▶ **Prompt**: From the very first line of the data to the line containing "ms=9.5, elinewidth=2, capsize=0, zorder=5)", retype everything exactly, leaving the pictures behind.

▶ **Provided data**:
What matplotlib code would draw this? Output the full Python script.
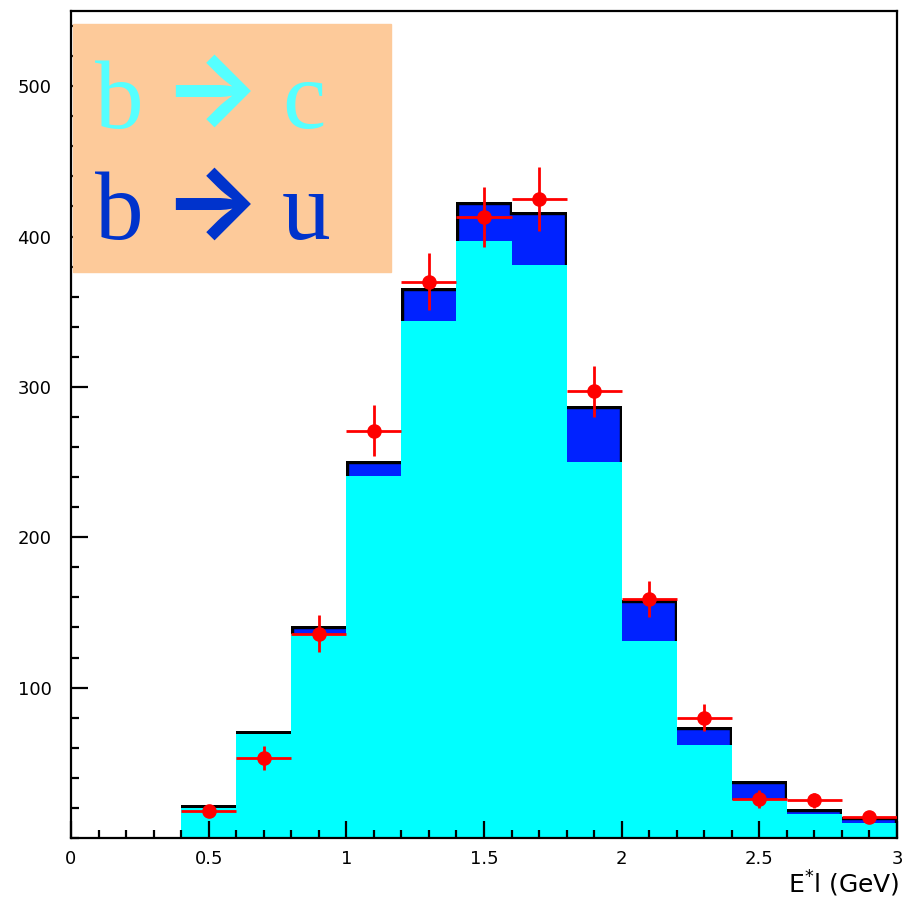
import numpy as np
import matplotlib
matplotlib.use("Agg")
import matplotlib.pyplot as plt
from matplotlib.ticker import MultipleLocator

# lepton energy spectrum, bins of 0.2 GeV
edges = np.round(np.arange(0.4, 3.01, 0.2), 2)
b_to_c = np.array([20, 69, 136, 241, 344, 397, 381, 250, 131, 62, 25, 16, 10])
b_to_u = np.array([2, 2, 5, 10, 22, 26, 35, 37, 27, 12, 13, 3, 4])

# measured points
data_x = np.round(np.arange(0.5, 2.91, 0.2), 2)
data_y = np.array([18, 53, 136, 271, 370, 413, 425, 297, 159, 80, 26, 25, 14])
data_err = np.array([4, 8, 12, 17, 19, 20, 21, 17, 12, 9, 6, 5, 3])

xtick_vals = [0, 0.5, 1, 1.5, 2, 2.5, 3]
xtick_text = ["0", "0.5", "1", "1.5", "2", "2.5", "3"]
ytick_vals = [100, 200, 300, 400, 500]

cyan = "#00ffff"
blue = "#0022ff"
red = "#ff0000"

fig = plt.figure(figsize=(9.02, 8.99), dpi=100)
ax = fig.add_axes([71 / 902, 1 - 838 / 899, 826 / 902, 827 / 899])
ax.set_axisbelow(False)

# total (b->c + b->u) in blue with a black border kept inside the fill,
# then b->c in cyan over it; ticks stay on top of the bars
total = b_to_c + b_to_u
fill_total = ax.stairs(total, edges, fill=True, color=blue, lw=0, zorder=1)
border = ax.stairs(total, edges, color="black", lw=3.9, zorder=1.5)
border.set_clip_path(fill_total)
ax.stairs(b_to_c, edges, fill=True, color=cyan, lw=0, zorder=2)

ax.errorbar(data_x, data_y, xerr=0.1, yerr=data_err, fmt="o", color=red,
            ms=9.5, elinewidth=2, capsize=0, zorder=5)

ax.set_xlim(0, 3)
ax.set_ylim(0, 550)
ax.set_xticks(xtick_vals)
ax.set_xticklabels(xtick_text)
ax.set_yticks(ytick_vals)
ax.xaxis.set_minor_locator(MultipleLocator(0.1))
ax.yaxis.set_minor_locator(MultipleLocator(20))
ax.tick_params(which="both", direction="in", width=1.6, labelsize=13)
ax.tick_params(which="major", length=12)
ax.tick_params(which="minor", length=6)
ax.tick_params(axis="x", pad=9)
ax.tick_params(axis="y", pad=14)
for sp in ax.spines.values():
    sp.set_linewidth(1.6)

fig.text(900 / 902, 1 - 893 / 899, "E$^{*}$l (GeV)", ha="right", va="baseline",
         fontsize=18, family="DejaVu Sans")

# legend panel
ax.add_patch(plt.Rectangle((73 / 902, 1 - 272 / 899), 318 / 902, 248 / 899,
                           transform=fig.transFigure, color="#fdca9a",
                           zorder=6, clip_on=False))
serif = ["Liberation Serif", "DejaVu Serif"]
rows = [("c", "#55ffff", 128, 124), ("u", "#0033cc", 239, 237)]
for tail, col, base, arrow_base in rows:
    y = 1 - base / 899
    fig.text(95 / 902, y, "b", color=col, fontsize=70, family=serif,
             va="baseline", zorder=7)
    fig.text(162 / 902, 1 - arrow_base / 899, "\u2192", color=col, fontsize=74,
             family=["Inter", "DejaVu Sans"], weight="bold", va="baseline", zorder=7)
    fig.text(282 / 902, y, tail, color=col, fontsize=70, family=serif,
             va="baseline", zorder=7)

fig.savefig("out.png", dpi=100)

▶ **Response to the exercise**:
What matplotlib code would draw this? Output the full Python script.
import numpy as np
import matplotlib
matplotlib.use("Agg")
import matplotlib.pyplot as plt
from matplotlib.ticker import MultipleLocator

# lepton energy spectrum, bins of 0.2 GeV
edges = np.round(np.arange(0.4, 3.01, 0.2), 2)
b_to_c = np.array([20, 69, 136, 241, 344, 397, 381, 250, 131, 62, 25, 16, 10])
b_to_u = np.array([2, 2, 5, 10, 22, 26, 35, 37, 27, 12, 13, 3, 4])

# measured points
data_x = np.round(np.arange(0.5, 2.91, 0.2), 2)
data_y = np.array([18, 53, 136, 271, 370, 413, 425, 297, 159, 80, 26, 25, 14])
data_err = np.array([4, 8, 12, 17, 19, 20, 21, 17, 12, 9, 6, 5, 3])

xtick_vals = [0, 0.5, 1, 1.5, 2, 2.5, 3]
xtick_text = ["0", "0.5", "1", "1.5", "2", "2.5", "3"]
ytick_vals = [100, 200, 300, 400, 500]

cyan = "#00ffff"
blue = "#0022ff"
red = "#ff0000"

fig = plt.figure(figsize=(9.02, 8.99), dpi=100)
ax = fig.add_axes([71 / 902, 1 - 838 / 899, 826 / 902, 827 / 899])
ax.set_axisbelow(False)

# total (b->c + b->u) in blue with a black border kept inside the fill,
# then b->c in cyan over it; ticks stay on top of the bars
total = b_to_c + b_to_u
fill_total = ax.stairs(total, edges, fill=True, color=blue, lw=0, zorder=1)
border = ax.stairs(total, edges, color="black", lw=3.9, zorder=1.5)
border.set_clip_path(fill_total)
ax.stairs(b_to_c, edges, fill=True, color=cyan, lw=0, zorder=2)

ax.errorbar(data_x, data_y, xerr=0.1, yerr=data_err, fmt="o", color=red,
            ms=9.5, elinewidth=2, capsize=0, zorder=5)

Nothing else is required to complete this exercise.